Average U.S. gasoline prices dipped below $4 per gallon on Thursday for the first time since March, following a sharp decline in oil prices linked to a new agreement between the United States and Iran.
According to AAA, the national average price for regular gasoline fell to $3.99 per gallon. The drop came after President Donald Trump signed a deal with Iran that requires Tehran to dilute its stockpile of highly enriched uranium while easing U.S.-backed sanctions on the country.
Gas prices, however, continue to vary widely across the United States.
Drivers in California are paying an average of $5.64 per gallon, while motorists in South Carolina are seeing prices closer to $3.58 per gallon.
The U.S.-Iran agreement is intended to establish a permanent ceasefire and launches a 60-day negotiation period aimed at reaching a broader accord on Iran’s nuclear program.
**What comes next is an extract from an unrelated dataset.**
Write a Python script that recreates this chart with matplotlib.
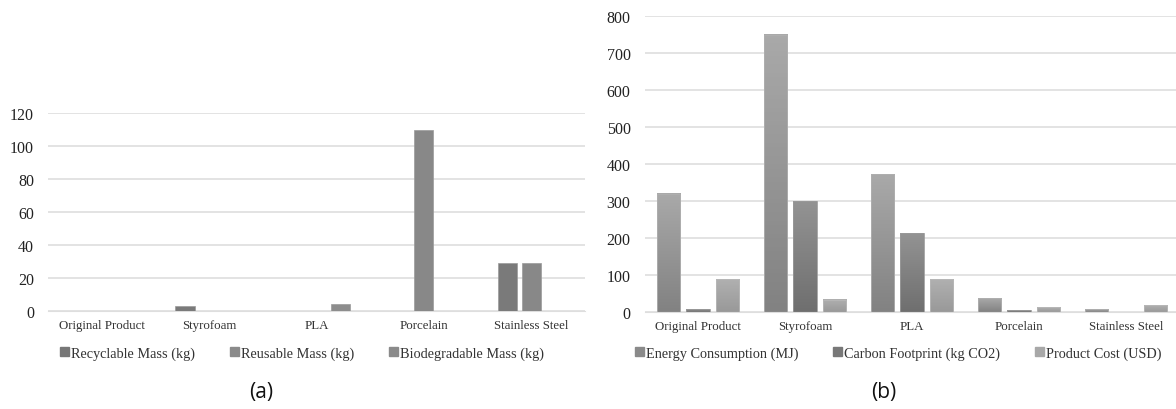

While the deal offers Iran several immediate benefits, critics argue it secures relatively few concessions in return. President Trump also left open the possibility of resuming military action if talks fail.
Meanwhile, oil markets have responded strongly.
U.S. crude prices have fallen 14% this month, with benchmark crude dropping to around $80 per barrel. That is down from more than $120 per barrel during the height of the conflict, though still above the roughly $67 per barrel level seen before the war.
Despite the decline in oil prices, consumers may not see significant relief at the pump immediately. Analysts warn it could take weeks or even months for oil shipments through the Strait of Hormuz to return to normal levels.
Before the conflict, the strategic waterway handled roughly 20% of the world’s crude oil supply. Hundreds of vessels remain backed up in the Persian Gulf, and Gulf producers that reduced output during the crisis will need time to restore production and transportation networks. Shipping companies are also expected to proceed cautiously until they are confident the threat of renewed attacks has subsided.
In addition, refineries typically purchase crude oil weeks in advance. As a result, lower oil prices often take time to work their way through the supply chain before translating into lower gasoline prices for consumers.